§ **Entries with chart source code**:
--
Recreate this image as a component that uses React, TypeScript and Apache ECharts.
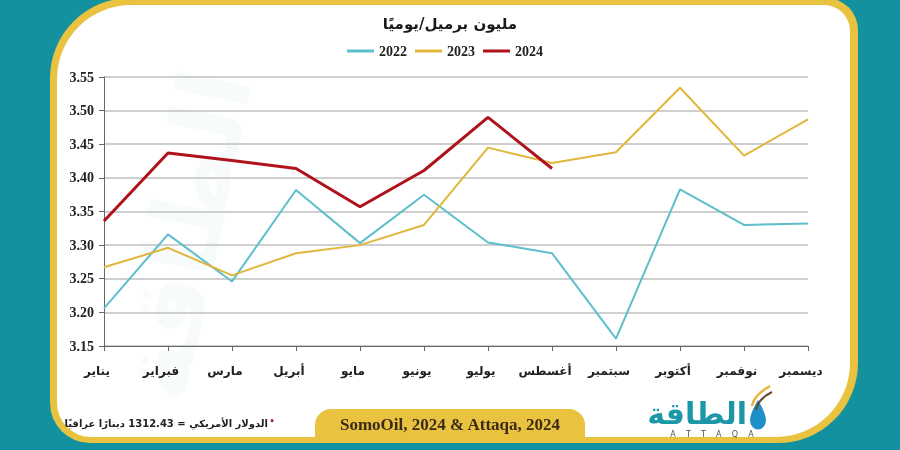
import React, { useEffect, useRef } from "react";
import * as echarts from "echarts";

const months = ["يناير", "فبراير", "مارس", "أبريل", "مايو", "يونيو", "يوليو", "أغسطس", "سبتمبر", "أكتوبر", "نوفمبر", "ديسمبر"];
const y2022 = [3.206, 3.316, 3.246, 3.382, 3.303, 3.375, 3.304, 3.288, 3.161, 3.383, 3.330, 3.332];
const y2023 = [3.267, 3.296, 3.255, 3.288, 3.300, 3.330, 3.445, 3.422, 3.438, 3.534, 3.433, 3.487];
const y2024 = [3.336, 3.437, 3.426, 3.414, 3.357, 3.411, 3.490, 3.414];
const seriesNames = ["2022", "2023", "2024"];
const titleText = "مليون برميل/يوميًا";
const sourceText = "SomoOil, 2024 & Attaqa, 2024";
const noteText = "الدولار الأمريكي = 1312.43 دينارًا عراقيًا";

const TEAL_BG = "#13919f";
const YELLOW = "#e9c23f";

echarts.graphic.registerShape(
  "drop",
  echarts.graphic.extendPath("M10 0 C 10 0 0 14 0 21 A 10 10 0 0 0 20 21 C 20 14 10 0 10 0 Z", {})
);

export default function App() {
  const ref = useRef<HTMLDivElement>(null);
  useEffect(() => {
    document.body.style.margin = "0";
    if (!ref.current) return;
    const chart = echarts.init(ref.current, undefined, { renderer: "svg" });
    const option: any = {
      animation: false,
      backgroundColor: "transparent",
      title: {
        text: titleText,
        left: "center",
        top: 11,
        textStyle: { fontFamily: "DejaVu Sans", fontSize: 15, fontWeight: "bold", color: "#1a1a1a" },
      },
      legend: {
        data: seriesNames,
        left: 342,
        top: 39,
        icon: "rect",
        itemWidth: 27,
        itemHeight: 3,
        itemGap: 8,
        textStyle: { fontFamily: "Liberation Serif", fontSize: 14, fontWeight: "bold", color: "#222" },
      },
      grid: { left: 104, right: 92, top: 77, bottom: 104, containLabel: false },
      xAxis: {
        type: "category",
        data: months,
        boundaryGap: false,
        axisLine: { lineStyle: { color: "#666", width: 1 } },
        axisTick: { show: true, length: 5, lineStyle: { color: "#666" } },
        axisLabel: {
          margin: 19,
          fontFamily: "DejaVu Sans",
          fontSize: 12,
          fontWeight: "bold",
          color: "#222",
          padding: [0, 14, 0, 0],
          interval: 0,
        },
        splitLine: { show: false },
      },
      yAxis: {
        type: "value",
        min: 3.15,
        max: 3.55,
        interval: 0.05,
        axisLine: { show: true, lineStyle: { color: "#666", width: 1 } },
        axisTick: { show: true, length: 5, lineStyle: { color: "#666" } },
        axisLabel: {
          margin: 10,
          fontFamily: "Liberation Serif",
          fontSize: 14,
          fontWeight: "bold",
          color: "#222",
          formatter: (v: number) => v.toFixed(2),
        },
        splitLine: { show: true, lineStyle: { color: "#cfcfcf", width: 2 } },
      },
      series: [
        {
          name: seriesNames[0],
          type: "line",
          data: y2022,
          showSymbol: false,
          lineStyle: { color: "#5cbfca", width: 2 },
          itemStyle: { color: "#5cbfca" },
          z: 3,
        },
        {
          name: seriesNames[1],
          type: "line",
          data: y2023,
          showSymbol: false,
          lineStyle: { color: "#e0b63b", width: 2 },
          itemStyle: { color: "#e0b63b" },
          z: 4,
        },
        {
          name: seriesNames[2],
          type: "line",
          data: y2024,
          showSymbol: false,
          lineStyle: { color: "#b0121c", width: 3 },
          itemStyle: { color: "#b0121c" },
          z: 5,
        },
      ],
      graphic: [
        { type: "rect", z: -100, silent: true, shape: { x: 0, y: 0, width: 900, height: 450 }, style: { fill: TEAL_BG } },
        { type: "rect", z: -99, silent: true, shape: { x: 50, y: -2, width: 808, height: 445, r: [80, 32, 80, 40] }, style: { fill: YELLOW } },
        { type: "rect", z: -98, silent: true, shape: { x: 57, y: 5, width: 793, height: 432, r: [74, 26, 74, 34] }, style: { fill: "#ffffff" } },
        {
          type: "text",
          z: -97,
          silent: true,
          x: 185,
          y: 235,
          rotation: Math.PI / 2.3,
          style: {
            text: "الطاقة",
            fill: "rgba(20,145,160,0.035)",
            font: "bold 100px 'DejaVu Sans'",
            align: "center",
            verticalAlign: "middle",
          },
        },
        { type: "rect", z: 10, silent: true, shape: { x: 315, y: 409, width: 270, height: 32, r: [16, 16, 0, 0] }, style: { fill: YELLOW } },
        {
          type: "text",
          z: 11,
          x: 450,
          y: 424,
          style: {
            text: sourceText,
            fill: "#3a2b17",
            font: "bold 17px 'Liberation Serif'",
            align: "center",
            verticalAlign: "middle",
          },
        },
        {
          type: "text",
          z: 11,
          x: 268,
          y: 423,
          style: {
            text: noteText,
            fill: "#222",
            font: "bold 10px 'DejaVu Sans'",
            align: "right",
            verticalAlign: "middle",
          },
        },
        {
          type: "text",
          z: 11,
          x: 272,
          y: 421,
          style: {
            text: "•",
            fill: "#b0121c",
            font: "bold 8px 'DejaVu Sans'",
            align: "center",
            verticalAlign: "middle",
          },
        },
        {
          type: "text",
          z: 11,
          x: 747,
          y: 413,
          style: {
            text: "الطاقة",
            fill: "#1b97a8",
            font: "bold 30px 'DejaVu Sans'",
            align: "right",
            verticalAlign: "middle",
          },
        },
        {
          type: "text",
          z: 11,
          x: 712,
          y: 434,
          style: {
            text: "A    T    T    A    Q    A",
            fill: "#555",
            font: "8px 'DejaVu Sans'",
            align: "center",
            verticalAlign: "middle",
          },
        },
        {
          type: "drop",
          z: 11,
          x: 750,
          y: 400,
          scaleX: 0.8,
          scaleY: 0.95,
          style: { fill: "#1f8fc8" },
        },
        {
          type: "bezierCurve",
          z: 11,
          shape: { x1: 752, y1: 406, x2: 770, y2: 386, cpx1: 754, cpy1: 395 },
          style: { stroke: "#e9b43a", lineWidth: 2.5, fill: "none" },
        },
        {
          type: "bezierCurve",
          z: 11,
          shape: { x1: 756, y1: 410, x2: 772, y2: 392, cpx1: 758, cpy1: 399 },
          style: { stroke: "#6b4a2b", lineWidth: 2, fill: "none" },
        },
      ],
    };
    chart.setOption(option);
    return () => chart.dispose();
  }, []);
  return <div ref={ref} style={{ position: "fixed", left: 0, top: 0, width: 900, height: 450 }} />;
}
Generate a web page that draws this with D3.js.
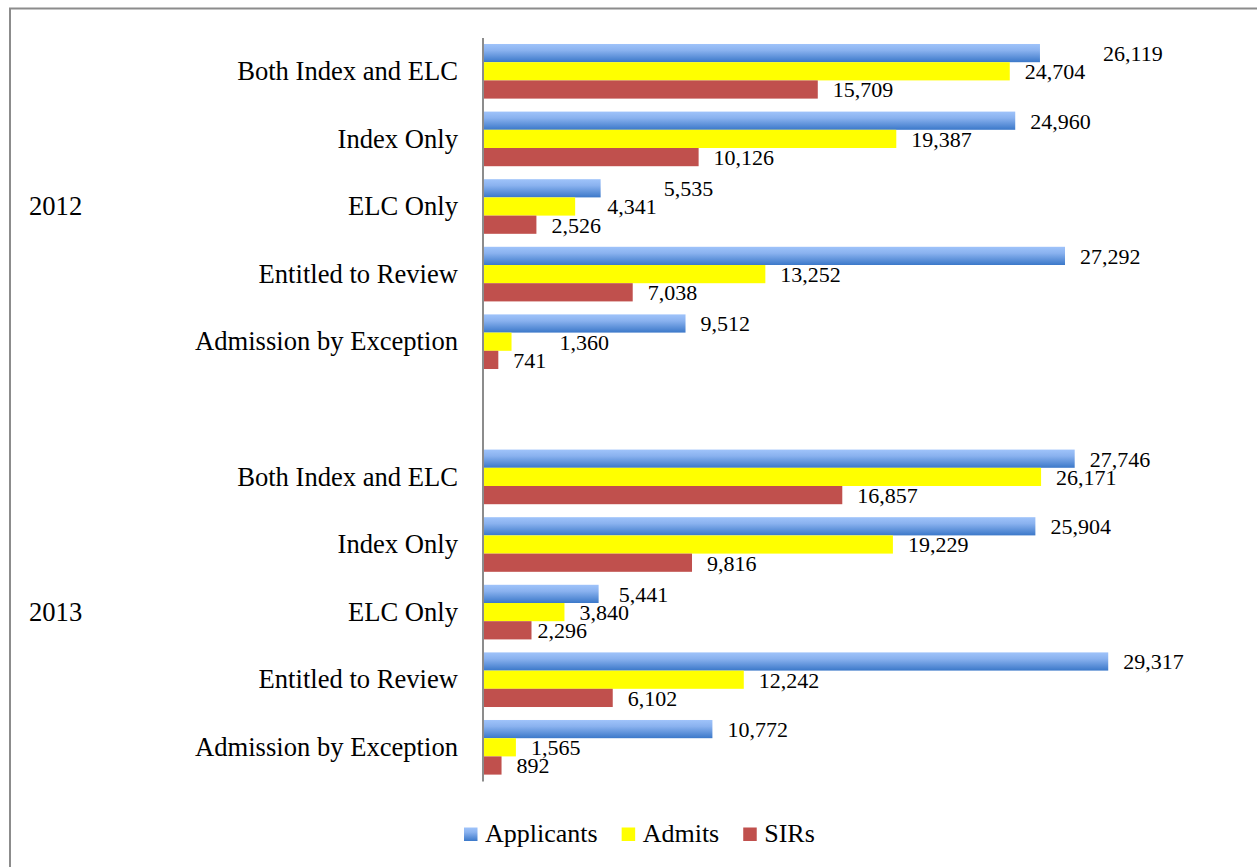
<!DOCTYPE html>
<html>
<head>
<meta charset="utf-8">
<script src="https://cdn.jsdelivr.net/npm/d3@7"></script>
<style>
  html, body { margin: 0; padding: 0; background: #fff; }
  svg { display: block; }
  text { font-family: "Liberation Serif", "Times New Roman", serif; fill: #000; }
</style>
</head>
<body>
<svg id="chart" width="1257" height="867"></svg>
<script>
// ---- data ----
const groups = ["2012", "2013"];
const categories = ["Both Index and ELC", "Index Only", "ELC Only", "Entitled to Review", "Admission by Exception"];
const seriesNames = ["Applicants", "Admits", "SIRs"];

const applicants2012 = [26119, 24960, 5535, 27292, 9512];
const admits2012     = [24704, 19387, 4341, 13252, 1360];
const sirs2012       = [15709, 10126, 2526, 7038, 741];

const applicants2013 = [27746, 25904, 5441, 29317, 10772];
const admits2013     = [26171, 19229, 3840, 12242, 1565];
const sirs2013       = [16857, 9816, 2296, 6102, 892];

const valuesByGroup = {
  "2012": [applicants2012, admits2012, sirs2012],
  "2013": [applicants2013, admits2013, sirs2013]
};

// ---- build rows ----
const slotKeys = [];
categories.forEach(c => slotKeys.push("2012|" + c));
slotKeys.push("gap|");
categories.forEach(c => slotKeys.push("2013|" + c));

const rows = [];
groups.forEach(g => {
  categories.forEach((c, i) => {
    seriesNames.forEach((s, j) => {
      rows.push({ group: g, category: c, series: s, value: valuesByGroup[g][j][i], key: g + "|" + c });
    });
  });
});

// manual label adjustments (as in the original chart, where some labels were dragged)
const labelNudges = {
  "2012|Both Index and ELC|Applicants": 48,
  "2012|ELC Only|Applicants": 48,
  "2012|ELC Only|Admits": 17,
  "2012|Admission by Exception|Admits": 33,
  "2013|ELC Only|Applicants": 5,
  "2013|ELC Only|SIRs": -9
};

// ---- layout ----
const svg = d3.select("#chart");

// outer frame
svg.append("rect")
  .attr("x", 10).attr("y", 8.5)
  .attr("width", 1300).attr("height", 900)
  .attr("fill", "none").attr("stroke", "#8c8c8c").attr("stroke-width", 2);

const x = d3.scaleLinear().domain([0, 30000]).range([482.5, 1122.8]);
const y = d3.scaleBand().domain(slotKeys).range([37.5, 781.1]).paddingInner(0.192).paddingOuter(0.096);
const ySub = d3.scaleBand().domain(seriesNames).range([0, y.bandwidth()]);

const defs = svg.append("defs");
const grad = defs.append("linearGradient").attr("id", "blueGrad")
  .attr("x1", 0).attr("y1", 0).attr("x2", 0).attr("y2", 1);
grad.append("stop").attr("offset", "0%").attr("stop-color", "#9fc3fa");
grad.append("stop").attr("offset", "35%").attr("stop-color", "#8ab2ef");
grad.append("stop").attr("offset", "100%").attr("stop-color", "#3b78c9");

const color = d3.scaleOrdinal().domain(seriesNames).range(["url(#blueGrad)", "#ffff00", "#c0504d"]);

// bars
svg.append("g").selectAll("rect")
  .data(rows)
  .join("rect")
  .attr("x", x(0))
  .attr("y", d => y(d.key) + ySub(d.series))
  .attr("width", d => x(d.value) - x(0))
  .attr("height", ySub.bandwidth())
  .attr("fill", d => color(d.series));

// value labels
const fmt = d3.format(",");
svg.append("g").selectAll("text")
  .data(rows)
  .join("text")
  .attr("x", d => x(d.value) + 15 + (labelNudges[d.group + "|" + d.category + "|" + d.series] || 0))
  .attr("y", d => y(d.key) + ySub(d.series) + ySub.bandwidth() / 2)
  .attr("dy", "0.36em")
  .style("font-size", "22px")
  .text(d => fmt(d.value));

// category axis
const yAxis = d3.axisLeft(y)
  .tickSize(0)
  .tickSizeOuter(0)
  .tickPadding(24.5)
  .tickFormat(k => k.split("|")[1]);

const axisG = svg.append("g")
  .attr("transform", `translate(${x(0)},0)`)
  .call(yAxis);
axisG.select(".domain").attr("stroke", "#8c8c8c").attr("stroke-width", 2);
axisG.selectAll(".tick text")
  .attr("dy", "0.33em")
  .style("font-family", "'Liberation Serif', 'Times New Roman', serif")
  .style("font-size", "26.6px")
  .attr("fill", "#000");

// group labels
svg.append("g").selectAll("text")
  .data(groups)
  .join("text")
  .attr("x", 29)
  .attr("y", g => y(g + "|" + categories[2]) + y.bandwidth() / 2)
  .attr("dy", "0.33em")
  .style("font-size", "26.6px")
  .text(g => g);

// legend
const legend = svg.append("g").attr("transform", "translate(464,0)");
let lx = 0;
seriesNames.forEach(s => {
  const item = legend.append("g").attr("transform", `translate(${lx},0)`);
  item.append("rect")
    .attr("x", 0).attr("y", 827.5)
    .attr("width", 13.5).attr("height", 13.5)
    .attr("fill", color(s));
  const t = item.append("text")
    .attr("x", 21).attr("y", 842)
    .style("font-size", "26px")
    .text(s);
  const w = t.node().getComputedTextLength();
  lx += 21 + w + 24;
});
</script>
</body>
</html>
--
§ **Work to complete**:
Print the data above verbatim from the first line through the line holding "import * as", leaving every picture out.

§ **Solution for this exercise**:
Recreate this image as a component that uses React, TypeScript and Apache ECharts.
import React, { useEffect, useRef } from "react";
import * as echarts from "echarts";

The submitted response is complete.